Police spokesman Anthony Guglielmi said Tuesday that the withholding of the officer's name in Anderson's case was an officer safety issue. A similar claim has been made in the past as an argument that the names of officers who shoot people should be withheld, and the department continues to release their names.
The move has angered Anderson's family, who are upset that police initially said Anderson died from choking himself on drugs. They also believe the officers are getting special treatment. Family attorney J. Wyndal Gordon called it an "astonishing coverup."
Mayor Stephanie Rawlings-Blake, who was not specifically asked about the withholding of the names, praised the way police have handled the case so far.
"I'm very impressed with the way Commissioner [Anthony] Batts has addressed this issue," she said after the Board of Estimates meeting. "Any death is a tragedy. He's been on it from the beginning, making sure that it's investigated and investigated properly. He's gone out and spoken to the family. He was very clear when he walked in the door that there was going to be zero tolerance for abuse. We expect in every encounter our police have with the public that it is done in a respectful and proper way."
Earlier this year, another area police department was confronted with a similar officer-involved death and identified the officer. Baltimore County police took two days to release the name of Officer James Laboard, who killed teenager Christopher Brown while restraining him after Brown and his friends had thrown a rock at Laboard's front door. He was later charged with manslaughter.
In 1994, after a man named Jesse Chapman was pronounced dead in the back of a police van following an alleged beating, the Baltimore Police Department identified five officers who were involved while placing them on suspension. The FBI and state prosecutors stepped in to investigate; but an autopsy in that case found Chapman did not die from a beating, but instead from his heart collapsing under the stress of cocaine use and an asthma attack during a struggle with officers. A grand jury eventually cleared the officers.
When city police reversed their shooting policy in late 2008 they pointed to threats against officers and said there had been 23 such threats in the previous year. But they later clarified that none of those threats related to police shootings; one was even made by an officer toward another.

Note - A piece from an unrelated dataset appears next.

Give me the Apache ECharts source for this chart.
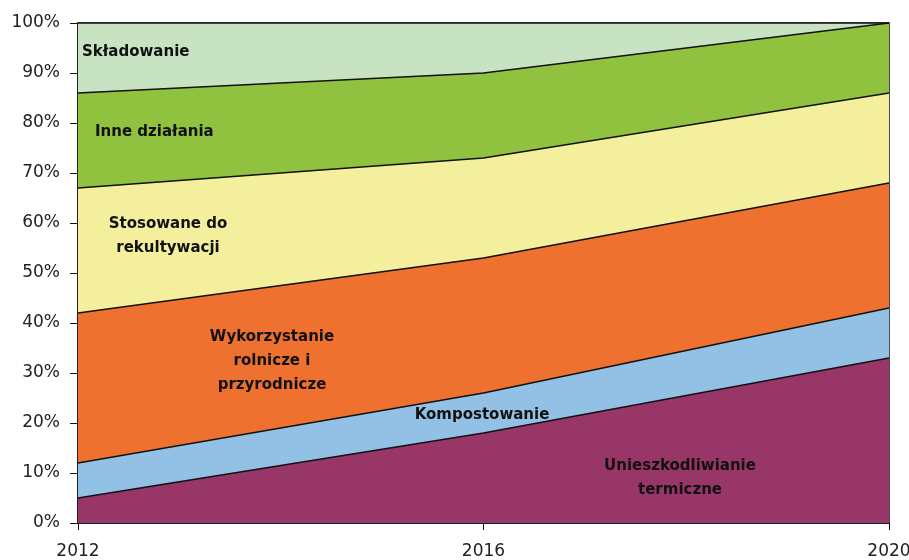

Rawlings-Blake, who at the time was city council president, and Bernard "Jack" Young, then the chair of the council's public safety committee, wrote a letter to Police Commissioner Frederick H. Bealefeld III expressing concern about how the decision had been made and the public's perception of its transparency.
A year later, police said they would release the names after allowing 48-hour period for police to arrange safeguards for the officers.
"Our concern throughout this entire time has been the personal safety considerations of officers and their families," police spokesman Anthony Guglielmi said at the time. "But we have an obligation as a public safety agency to balance transparency, and we feel 48 hours would give us ample time to put things in place for the officer while being transparent enough for the public."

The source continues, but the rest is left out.